Viver com valores

Texto de P. Alcides Marques, CP

Em nossa cultura atual, encontramos visões diametralmente opostas da juventude. A cultura dominante faz uma espécie de idolatria da juventude, evidentemente que alicerçada em interesses financeiros. Não é a toa que a maioria das propagandas vem acompanhada por rapazes e moças no vigor de sua juventude. A indústria dos cosméticos, das academias e da cirurgia plástica se alimenta do mito da eterna juventude. Em resumo: no mundo em que vivemos é ótimo ser jovem (cronologicamente falando) e péssimo não ser jovem.

E em nossas Igrejas cristãs? Parece que o fenômeno se dá de maneira invertida. Os jovens para serem acolhidos em nossas Igrejas, precisam deixar de ser jovens; precisam se tornar seres quase que extraterrestres. Existe em nosso meio cristão uma espécie de condenação da juventude. Por isso mesmo é que precisamos situar melhor o valor cristão de juventude e, sobretudo, desafiar os mais adultos a ajudarem os jovens a serem cristãos autênticos e não, ao contrário, os levarem a um afastamento de Deus e da Igreja. É aqui que entra a força do testemunho.

Os nossos jovens estão cansados de palavras. Não é que palavras não sejam importantes. Mas palavras são apenas palavras. As novas gerações precisam de exemplos, testemunho, de gente disposta a provar com a própria vida aquilo que diz acreditar. Quando falamos em ser exemplo não estamos querendo dizer que as pessoas devem se colocar como modelos fechados para outras pessoas. O que queremos dizer é que certos valores, caros ao cristianismo, precisam ser testemunhados com vigor. Não é possível que os valores cristãos sejam tão fragilizados. É preciso que as pessoas, sobretudo os jovens, percebam que é possível viver com valores e ser feliz ao mesmo tempo.
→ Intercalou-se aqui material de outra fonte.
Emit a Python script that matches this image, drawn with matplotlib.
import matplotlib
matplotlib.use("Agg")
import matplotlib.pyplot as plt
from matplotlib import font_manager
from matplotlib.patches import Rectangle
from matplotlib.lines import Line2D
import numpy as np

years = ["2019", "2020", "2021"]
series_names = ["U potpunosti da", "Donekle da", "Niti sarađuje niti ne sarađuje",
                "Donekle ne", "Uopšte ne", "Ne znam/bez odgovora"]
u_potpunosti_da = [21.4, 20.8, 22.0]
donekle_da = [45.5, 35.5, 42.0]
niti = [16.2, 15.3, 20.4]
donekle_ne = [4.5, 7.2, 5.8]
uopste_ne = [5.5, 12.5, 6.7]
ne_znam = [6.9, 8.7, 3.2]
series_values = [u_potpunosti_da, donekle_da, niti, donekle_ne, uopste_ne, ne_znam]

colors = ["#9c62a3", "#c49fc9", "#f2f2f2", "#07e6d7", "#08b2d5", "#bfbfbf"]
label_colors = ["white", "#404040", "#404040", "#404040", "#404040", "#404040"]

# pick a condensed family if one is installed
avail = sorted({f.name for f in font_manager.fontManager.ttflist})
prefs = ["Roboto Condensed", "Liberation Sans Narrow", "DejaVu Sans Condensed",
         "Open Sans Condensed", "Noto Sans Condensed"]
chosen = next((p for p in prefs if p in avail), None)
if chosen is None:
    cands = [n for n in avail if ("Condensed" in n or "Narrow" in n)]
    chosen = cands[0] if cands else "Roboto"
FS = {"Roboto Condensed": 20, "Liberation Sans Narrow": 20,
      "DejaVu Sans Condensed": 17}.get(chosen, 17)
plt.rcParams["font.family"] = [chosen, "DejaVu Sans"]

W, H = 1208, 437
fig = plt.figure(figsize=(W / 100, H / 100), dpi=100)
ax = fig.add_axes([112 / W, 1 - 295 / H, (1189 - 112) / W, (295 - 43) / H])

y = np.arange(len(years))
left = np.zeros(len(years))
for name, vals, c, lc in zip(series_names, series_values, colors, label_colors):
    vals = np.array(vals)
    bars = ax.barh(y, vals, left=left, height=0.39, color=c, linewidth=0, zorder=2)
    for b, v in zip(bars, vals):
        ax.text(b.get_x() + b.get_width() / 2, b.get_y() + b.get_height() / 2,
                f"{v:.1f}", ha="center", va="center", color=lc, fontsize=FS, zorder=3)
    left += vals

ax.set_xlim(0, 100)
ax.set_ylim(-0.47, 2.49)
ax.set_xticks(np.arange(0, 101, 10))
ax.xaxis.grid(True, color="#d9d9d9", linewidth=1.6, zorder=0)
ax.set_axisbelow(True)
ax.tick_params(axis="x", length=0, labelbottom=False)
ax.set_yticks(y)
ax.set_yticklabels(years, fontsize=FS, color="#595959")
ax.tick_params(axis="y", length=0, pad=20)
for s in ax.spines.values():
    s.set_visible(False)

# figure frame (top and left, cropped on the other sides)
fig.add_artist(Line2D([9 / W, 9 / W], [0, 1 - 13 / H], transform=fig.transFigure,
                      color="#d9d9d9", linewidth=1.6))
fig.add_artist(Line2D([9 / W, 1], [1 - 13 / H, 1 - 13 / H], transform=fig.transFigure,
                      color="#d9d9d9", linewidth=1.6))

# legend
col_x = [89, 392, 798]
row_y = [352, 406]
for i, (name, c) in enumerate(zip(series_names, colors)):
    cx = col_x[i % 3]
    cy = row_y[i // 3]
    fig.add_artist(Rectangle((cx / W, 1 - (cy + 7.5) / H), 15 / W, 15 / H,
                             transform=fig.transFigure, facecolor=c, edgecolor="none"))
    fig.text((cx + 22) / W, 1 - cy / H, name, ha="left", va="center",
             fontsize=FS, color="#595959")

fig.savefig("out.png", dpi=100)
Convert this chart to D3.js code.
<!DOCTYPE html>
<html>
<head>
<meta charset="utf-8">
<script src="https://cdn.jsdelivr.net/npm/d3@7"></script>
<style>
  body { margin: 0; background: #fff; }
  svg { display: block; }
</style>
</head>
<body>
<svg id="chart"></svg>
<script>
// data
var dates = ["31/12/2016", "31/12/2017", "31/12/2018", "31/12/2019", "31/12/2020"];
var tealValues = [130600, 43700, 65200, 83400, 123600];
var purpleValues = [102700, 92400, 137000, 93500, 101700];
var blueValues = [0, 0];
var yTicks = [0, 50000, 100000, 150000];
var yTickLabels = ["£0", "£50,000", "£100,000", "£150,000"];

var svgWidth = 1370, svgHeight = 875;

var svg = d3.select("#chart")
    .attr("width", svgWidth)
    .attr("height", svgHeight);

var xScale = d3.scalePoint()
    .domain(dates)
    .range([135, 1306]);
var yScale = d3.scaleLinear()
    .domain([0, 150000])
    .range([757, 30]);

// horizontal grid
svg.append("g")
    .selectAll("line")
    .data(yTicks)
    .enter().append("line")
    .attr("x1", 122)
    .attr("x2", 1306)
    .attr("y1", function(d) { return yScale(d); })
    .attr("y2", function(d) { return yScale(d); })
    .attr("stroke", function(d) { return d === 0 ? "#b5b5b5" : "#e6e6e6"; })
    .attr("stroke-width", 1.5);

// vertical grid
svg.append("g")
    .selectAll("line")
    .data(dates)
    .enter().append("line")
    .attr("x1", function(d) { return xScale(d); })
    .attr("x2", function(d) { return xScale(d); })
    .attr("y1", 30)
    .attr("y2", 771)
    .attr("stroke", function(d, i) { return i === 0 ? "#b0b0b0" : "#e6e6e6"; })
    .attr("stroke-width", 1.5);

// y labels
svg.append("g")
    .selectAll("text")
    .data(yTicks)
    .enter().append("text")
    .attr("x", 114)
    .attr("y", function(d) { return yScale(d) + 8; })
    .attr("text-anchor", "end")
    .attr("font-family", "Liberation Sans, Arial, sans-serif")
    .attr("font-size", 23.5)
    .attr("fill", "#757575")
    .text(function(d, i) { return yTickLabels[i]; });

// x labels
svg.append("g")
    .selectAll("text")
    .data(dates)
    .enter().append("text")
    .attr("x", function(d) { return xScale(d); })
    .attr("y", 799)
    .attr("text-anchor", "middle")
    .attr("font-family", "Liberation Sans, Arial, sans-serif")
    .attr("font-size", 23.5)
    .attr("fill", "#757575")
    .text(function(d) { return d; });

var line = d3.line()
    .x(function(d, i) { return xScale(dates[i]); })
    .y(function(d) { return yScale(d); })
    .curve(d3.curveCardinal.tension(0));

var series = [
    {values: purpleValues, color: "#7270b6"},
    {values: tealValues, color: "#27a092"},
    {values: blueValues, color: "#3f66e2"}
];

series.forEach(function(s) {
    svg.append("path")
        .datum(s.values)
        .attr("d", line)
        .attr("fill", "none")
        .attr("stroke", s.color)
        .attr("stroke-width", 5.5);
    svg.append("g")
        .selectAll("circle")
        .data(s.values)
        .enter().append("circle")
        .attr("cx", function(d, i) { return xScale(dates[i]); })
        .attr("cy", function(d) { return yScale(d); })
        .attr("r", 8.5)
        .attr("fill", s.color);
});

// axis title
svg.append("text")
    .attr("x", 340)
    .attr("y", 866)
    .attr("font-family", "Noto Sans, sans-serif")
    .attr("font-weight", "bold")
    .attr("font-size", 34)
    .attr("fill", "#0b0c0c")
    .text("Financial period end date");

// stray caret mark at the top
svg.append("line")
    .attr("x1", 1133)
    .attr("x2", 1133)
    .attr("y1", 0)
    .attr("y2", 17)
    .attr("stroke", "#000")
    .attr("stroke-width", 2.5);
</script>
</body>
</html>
O antigo testamento, mais precisamente o II livro de Macabeus, traz um texto com uma grande lição de vida a esse respeito.

O texto em questão (2 Mac 6,18-31) recebe o nome de “Martírio de Eleazar”. Eleazar era um escriba, homem de idade avançada. Ele estava sendo obrigado a comer carne de porco. O povo de Israel não podia comer carne de porco. A antiga aliança proibia comer carne de porco (cf. Lev 11, 3-8). Jesus, ao contrário, aboliu tal proibição (cf. Mc 7,14-23). Mas, o que importa é que Eleazar estava diante de um dilema: ou preservar a vida ou renunciar aos valores de sua cultura (judaica), valores esses marcados pela fé em Deus. O essencial aqui não é a carne de porco, mas a fidelidade a Deus.
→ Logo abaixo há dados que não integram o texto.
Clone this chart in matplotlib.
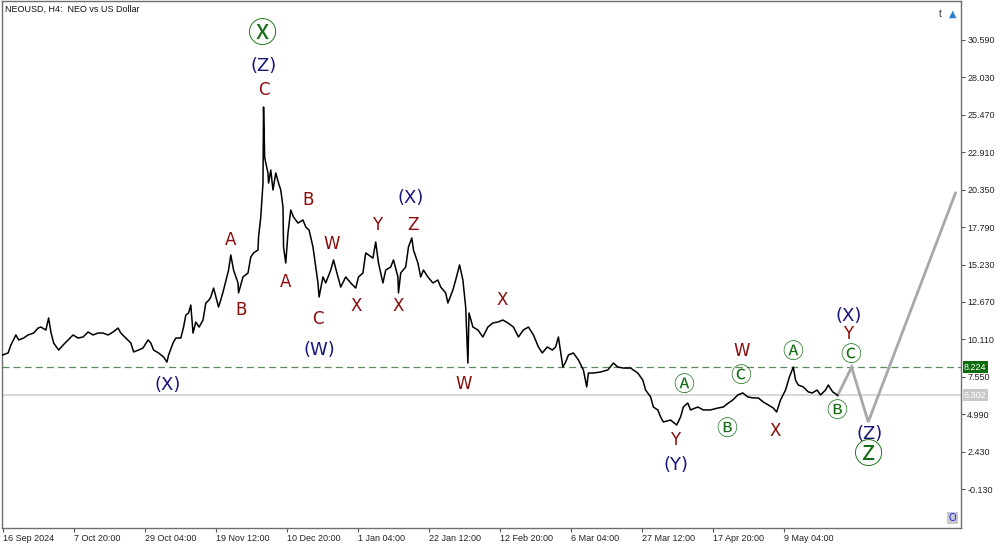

O pano de fundo em que viveu e morreu Eleazar é o da dominação político-cultural. Após o domínio persa (539-332), o povo de Israel passou ao controle de Alexandre da Macedônia (336-332). Após a morte de Alexandre, seu império foi dividido entre seus diversos generais. Seleuco ficou com o governo da Síria e da Mesopotâmia e Ptolomeu, com o Egito. O povo de Israel ficou como uma peteca, ora sob o domínio dos ptolomeus, ora sob o domínio dos selêucidas. Mais precisamente em 197, o povo passou para o domínio selêucida. O rei Antíoco Epífanes IV promoveu um radical processo de helenização do povo, ou seja, o povo deveria abandonar os costumes judaicos para adotar os costumes gregos. É neste contexto que se situa grande parte dos dois livros de Macabeus. “Depois de não muito tempo, o rei enviou Geronte, o ateniense, com a missão de forçar os judeus a abandonarem as leis de seus pais e a não se governarem segundo a lei de Deus. A progressão dessa maldade tornou-se, mesmo para o conjunto da população, dura e difícil de suportar” (2 Mac 6,1.3).

Eleazar preferiu a morte. Alguns o instigaram a fingir que comia carne de porco. Mas ele recusou tal possibilidade. E explicou a razão para tal postura: não queria, a pretexto de ganhar alguns poucos anos de vida, deixar para os jovens um exemplo de fingimento e queria, com sua atitude, deixar para os jovens um exemplo de fidelidade a Deus. Isso mesmo, Eleazar estava disposto a perder a sua vida para deixar aos jovens a lição do quanto é importante viver com valores. Esse foi o seu testemunho. Um testemunho tão eloquente que os primeiros cristãos o reconheceram como um mártir pré-cristão. Como seria bom se nossos jovens pudessem viver num mundo onde os adultos realmente testemunhassem a importância de se viver segundo a Vontade de Deus. Quem de nós estaria disposto a renunciar algo pelo bem dos jovens. Quem?